• **DATASET EXCERPT**:
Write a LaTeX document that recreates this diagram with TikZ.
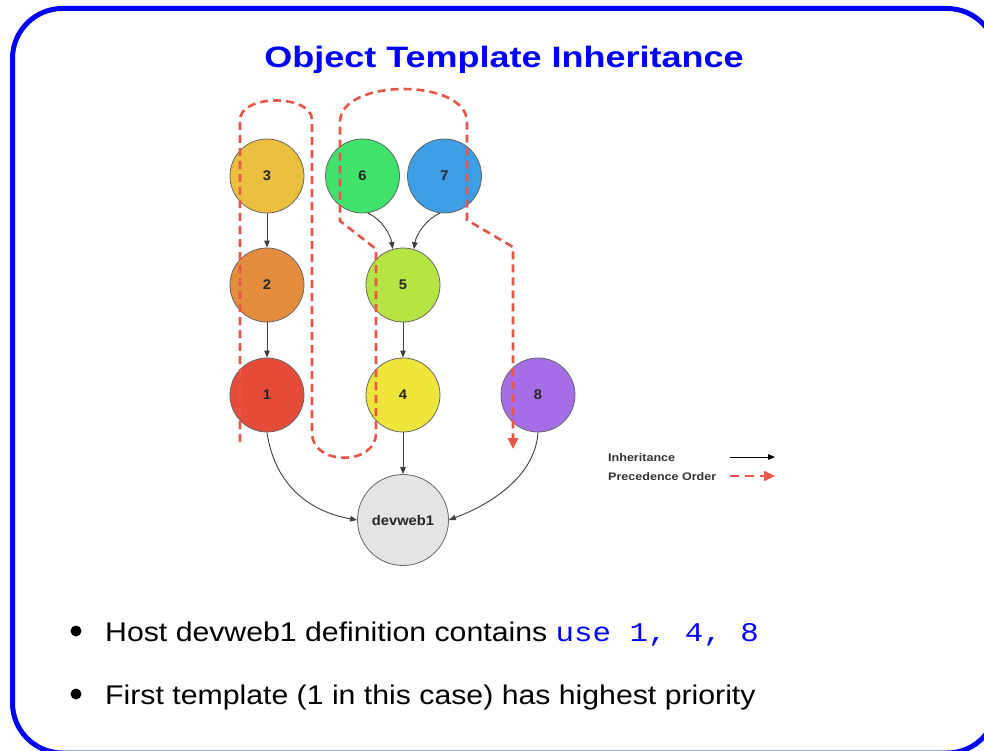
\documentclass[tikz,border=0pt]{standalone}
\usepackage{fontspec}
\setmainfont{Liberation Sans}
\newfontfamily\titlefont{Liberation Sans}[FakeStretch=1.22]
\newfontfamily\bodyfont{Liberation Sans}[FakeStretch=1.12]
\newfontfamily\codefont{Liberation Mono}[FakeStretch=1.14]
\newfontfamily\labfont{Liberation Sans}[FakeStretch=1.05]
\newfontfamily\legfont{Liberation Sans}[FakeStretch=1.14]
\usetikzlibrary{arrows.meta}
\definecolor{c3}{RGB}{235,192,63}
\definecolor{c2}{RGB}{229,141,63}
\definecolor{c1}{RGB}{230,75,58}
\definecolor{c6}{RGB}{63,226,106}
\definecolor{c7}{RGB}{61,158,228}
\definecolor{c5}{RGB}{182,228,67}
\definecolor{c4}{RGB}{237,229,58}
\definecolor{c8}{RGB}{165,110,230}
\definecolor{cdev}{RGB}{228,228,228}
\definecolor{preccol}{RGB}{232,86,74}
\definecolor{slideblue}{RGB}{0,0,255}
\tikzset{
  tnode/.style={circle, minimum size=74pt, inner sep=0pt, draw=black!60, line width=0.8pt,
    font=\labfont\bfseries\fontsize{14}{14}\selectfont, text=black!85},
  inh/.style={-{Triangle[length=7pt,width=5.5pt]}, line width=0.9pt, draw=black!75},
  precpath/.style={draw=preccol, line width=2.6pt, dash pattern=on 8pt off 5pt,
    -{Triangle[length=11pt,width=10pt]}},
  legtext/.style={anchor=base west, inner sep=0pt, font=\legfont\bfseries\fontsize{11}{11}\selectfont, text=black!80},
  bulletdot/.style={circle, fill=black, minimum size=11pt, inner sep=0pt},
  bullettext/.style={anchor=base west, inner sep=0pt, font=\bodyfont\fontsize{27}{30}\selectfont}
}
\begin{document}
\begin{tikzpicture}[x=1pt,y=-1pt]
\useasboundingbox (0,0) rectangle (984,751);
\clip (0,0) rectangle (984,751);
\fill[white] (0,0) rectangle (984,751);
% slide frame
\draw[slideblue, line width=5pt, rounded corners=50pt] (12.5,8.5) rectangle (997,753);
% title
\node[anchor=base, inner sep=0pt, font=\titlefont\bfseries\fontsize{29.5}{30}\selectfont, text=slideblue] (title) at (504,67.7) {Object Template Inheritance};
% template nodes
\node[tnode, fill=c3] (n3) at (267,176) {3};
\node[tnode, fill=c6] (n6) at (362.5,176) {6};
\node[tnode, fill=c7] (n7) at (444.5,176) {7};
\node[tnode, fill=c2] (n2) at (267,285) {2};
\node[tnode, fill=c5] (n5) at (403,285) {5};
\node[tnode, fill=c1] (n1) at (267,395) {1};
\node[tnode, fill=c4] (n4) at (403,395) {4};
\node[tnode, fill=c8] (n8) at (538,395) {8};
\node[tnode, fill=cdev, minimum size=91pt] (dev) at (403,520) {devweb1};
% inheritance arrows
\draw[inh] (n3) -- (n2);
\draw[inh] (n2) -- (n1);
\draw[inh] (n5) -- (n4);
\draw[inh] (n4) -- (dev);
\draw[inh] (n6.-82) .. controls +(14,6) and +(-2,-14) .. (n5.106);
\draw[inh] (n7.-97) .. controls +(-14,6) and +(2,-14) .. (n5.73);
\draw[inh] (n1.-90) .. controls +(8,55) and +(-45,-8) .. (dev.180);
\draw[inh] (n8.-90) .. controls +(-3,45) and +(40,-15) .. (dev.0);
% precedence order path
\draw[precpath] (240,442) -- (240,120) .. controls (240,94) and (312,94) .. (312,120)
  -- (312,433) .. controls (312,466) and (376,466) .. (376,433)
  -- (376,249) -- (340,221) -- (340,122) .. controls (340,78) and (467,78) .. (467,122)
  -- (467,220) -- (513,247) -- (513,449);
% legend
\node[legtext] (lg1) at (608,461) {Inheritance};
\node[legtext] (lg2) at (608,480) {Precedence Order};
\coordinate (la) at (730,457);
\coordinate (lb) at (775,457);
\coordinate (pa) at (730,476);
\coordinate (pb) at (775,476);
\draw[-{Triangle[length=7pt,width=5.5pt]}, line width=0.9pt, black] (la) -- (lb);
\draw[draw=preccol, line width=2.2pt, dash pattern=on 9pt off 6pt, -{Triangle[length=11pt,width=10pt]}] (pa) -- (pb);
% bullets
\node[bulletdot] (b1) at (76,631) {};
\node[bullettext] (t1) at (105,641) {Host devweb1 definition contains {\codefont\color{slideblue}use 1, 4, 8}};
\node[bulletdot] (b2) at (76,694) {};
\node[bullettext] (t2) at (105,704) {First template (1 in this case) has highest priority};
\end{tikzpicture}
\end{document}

• **THE TASK**:
Copy the listing over exactly, skipping the pictures it holds.

• **RESULT BELOW**:
Write a LaTeX document that recreates this diagram with TikZ.
\documentclass[tikz,border=0pt]{standalone}
\usepackage{fontspec}
\setmainfont{Liberation Sans}
\newfontfamily\titlefont{Liberation Sans}[FakeStretch=1.22]
\newfontfamily\bodyfont{Liberation Sans}[FakeStretch=1.12]
\newfontfamily\codefont{Liberation Mono}[FakeStretch=1.14]
\newfontfamily\labfont{Liberation Sans}[FakeStretch=1.05]
\newfontfamily\legfont{Liberation Sans}[FakeStretch=1.14]
\usetikzlibrary{arrows.meta}
\definecolor{c3}{RGB}{235,192,63}
\definecolor{c2}{RGB}{229,141,63}
\definecolor{c1}{RGB}{230,75,58}
\definecolor{c6}{RGB}{63,226,106}
\definecolor{c7}{RGB}{61,158,228}
\definecolor{c5}{RGB}{182,228,67}
\definecolor{c4}{RGB}{237,229,58}
\definecolor{c8}{RGB}{165,110,230}
\definecolor{cdev}{RGB}{228,228,228}
\definecolor{preccol}{RGB}{232,86,74}
\definecolor{slideblue}{RGB}{0,0,255}
\tikzset{
  tnode/.style={circle, minimum size=74pt, inner sep=0pt, draw=black!60, line width=0.8pt,
    font=\labfont\bfseries\fontsize{14}{14}\selectfont, text=black!85},
  inh/.style={-{Triangle[length=7pt,width=5.5pt]}, line width=0.9pt, draw=black!75},
  precpath/.style={draw=preccol, line width=2.6pt, dash pattern=on 8pt off 5pt,
    -{Triangle[length=11pt,width=10pt]}},
  legtext/.style={anchor=base west, inner sep=0pt, font=\legfont\bfseries\fontsize{11}{11}\selectfont, text=black!80},
  bulletdot/.style={circle, fill=black, minimum size=11pt, inner sep=0pt},
  bullettext/.style={anchor=base west, inner sep=0pt, font=\bodyfont\fontsize{27}{30}\selectfont}
}
\begin{document}
\begin{tikzpicture}[x=1pt,y=-1pt]
\useasboundingbox (0,0) rectangle (984,751);
\clip (0,0) rectangle (984,751);
\fill[white] (0,0) rectangle (984,751);
% slide frame
\draw[slideblue, line width=5pt, rounded corners=50pt] (12.5,8.5) rectangle (997,753);
% title
\node[anchor=base, inner sep=0pt, font=\titlefont\bfseries\fontsize{29.5}{30}\selectfont, text=slideblue] (title) at (504,67.7) {Object Template Inheritance};
% template nodes
\node[tnode, fill=c3] (n3) at (267,176) {3};
\node[tnode, fill=c6] (n6) at (362.5,176) {6};
\node[tnode, fill=c7] (n7) at (444.5,176) {7};
\node[tnode, fill=c2] (n2) at (267,285) {2};
\node[tnode, fill=c5] (n5) at (403,285) {5};
\node[tnode, fill=c1] (n1) at (267,395) {1};
\node[tnode, fill=c4] (n4) at (403,395) {4};
\node[tnode, fill=c8] (n8) at (538,395) {8};
\node[tnode, fill=cdev, minimum size=91pt] (dev) at (403,520) {devweb1};
% inheritance arrows
\draw[inh] (n3) -- (n2);
\draw[inh] (n2) -- (n1);
\draw[inh] (n5) -- (n4);
\draw[inh] (n4) -- (dev);
\draw[inh] (n6.-82) .. controls +(14,6) and +(-2,-14) .. (n5.106);
\draw[inh] (n7.-97) .. controls +(-14,6) and +(2,-14) .. (n5.73);
\draw[inh] (n1.-90) .. controls +(8,55) and +(-45,-8) .. (dev.180);
\draw[inh] (n8.-90) .. controls +(-3,45) and +(40,-15) .. (dev.0);
% precedence order path
\draw[precpath] (240,442) -- (240,120) .. controls (240,94) and (312,94) .. (312,120)
  -- (312,433) .. controls (312,466) and (376,466) .. (376,433)
  -- (376,249) -- (340,221) -- (340,122) .. controls (340,78) and (467,78) .. (467,122)
  -- (467,220) -- (513,247) -- (513,449);
% legend
\node[legtext] (lg1) at (608,461) {Inheritance};
\node[legtext] (lg2) at (608,480) {Precedence Order};
\coordinate (la) at (730,457);
\coordinate (lb) at (775,457);
\coordinate (pa) at (730,476);
\coordinate (pb) at (775,476);
\draw[-{Triangle[length=7pt,width=5.5pt]}, line width=0.9pt, black] (la) -- (lb);
\draw[draw=preccol, line width=2.2pt, dash pattern=on 9pt off 6pt, -{Triangle[length=11pt,width=10pt]}] (pa) -- (pb);
% bullets
\node[bulletdot] (b1) at (76,631) {};
\node[bullettext] (t1) at (105,641) {Host devweb1 definition contains {\codefont\color{slideblue}use 1, 4, 8}};
\node[bulletdot] (b2) at (76,694) {};
\node[bullettext] (t2) at (105,704) {First template (1 in this case) has highest priority};
\end{tikzpicture}
\end{document}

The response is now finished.